Making a Social Network App, Part 2: Make or Buy

One of Ning's key features is the ability to copy an existing application for your purposes. Clone it, change a few things, and you get the benefit of the original's author's hard work.

Non-developers will no doubt love this feature. I wonder how programmers will feel about it? Like any craftsperson, we tend to be protective of our code, and we're not eager to see someone else slap their name on our extensive work. I'll be curious to see how many career programmers will jump on the Ning bandwagon.

At any rate, why am I starting from scratch when I could leverage one of the applications on the system? I looked at some of the existing apps (Ninglets?), but for each one, it seemed like I'd have to expend as much effort understanding, gutting, and restructuring the code as I would just writing it from scratch at the outset.

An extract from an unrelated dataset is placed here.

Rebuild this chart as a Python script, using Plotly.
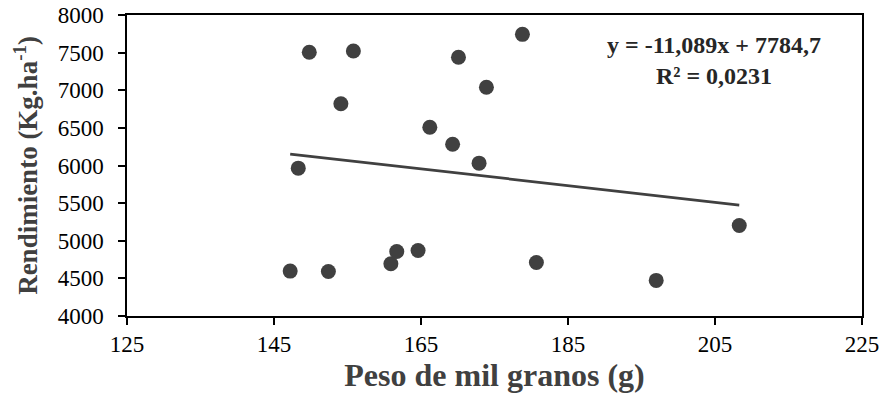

This is a classic make or buy decision. Yes, I am technically capable of building the system I need. But then I have to spend the time to build it. I tend to be more of a maker than a buyer, but I've obviously decided to "buy" Ning's core functionality instead of make it. I didn't choose to "buy" an existing Ning application because adapting it to my needs would take too much work. But starting from "scratch" isn't exactly a piece of cake, either. (An aside: an increasing number of people consider cake mixes and their kin to be "from scratch" because you still have to add eggs and milk. It seems wrong, but you're probably not milling your flour or extracting your own sugar, either, so why is your cake "from scratch" while a cake mix cake isn't?)

It's tempting to wonder how Ning users will typically come down on this decision. Even if you find a Ning application that does many of the things you want to do, non-developers are at the whim of the original author. Maybe the code will be poorly commented. Any of the author's bugs will become yours, and you'll need to track it down along with every other person who copies that code.

What's more interesting is to wonder how the Ning community will respond to these issues. Will certain authors be shunned because their applications are typically buggy? Will those who copy an application fix the bugs and send them back to the author? Does every Ninglet developer need a bug-fixing queue? One that all those who copied the application can see as well?

2 Comments:

At 4:51 PM, Anonymous Anonymous said...

Hey Derrick, even though you've decided to 'make' rather than 'buy' with your Ning app, you'll probably get a lot out of looking at the simple example apps (lower left hand side of the page) as lightweight examples of working with Ning content objects.

In terms of updating cloned apps when the original changes, or letting developers know that the parent application for their app has changed, we know that this is a difficult problem, but we're looking at a few strategies for making it easier to manage going forward.

Your project sounds great! It will be interesting to watch it develop.

 
At 8:35 AM, Blogger Derrick said...

Phil,

Thanks for the tips and encouragement. I went through the tutorial but for some reason hadn't spotted the simple example apps. I'm learning PHP as I go on this project, so I'm sure they'll be useful in that regard as well.

I'll be curious to see what kinds of solutions y'all come up with for these issues.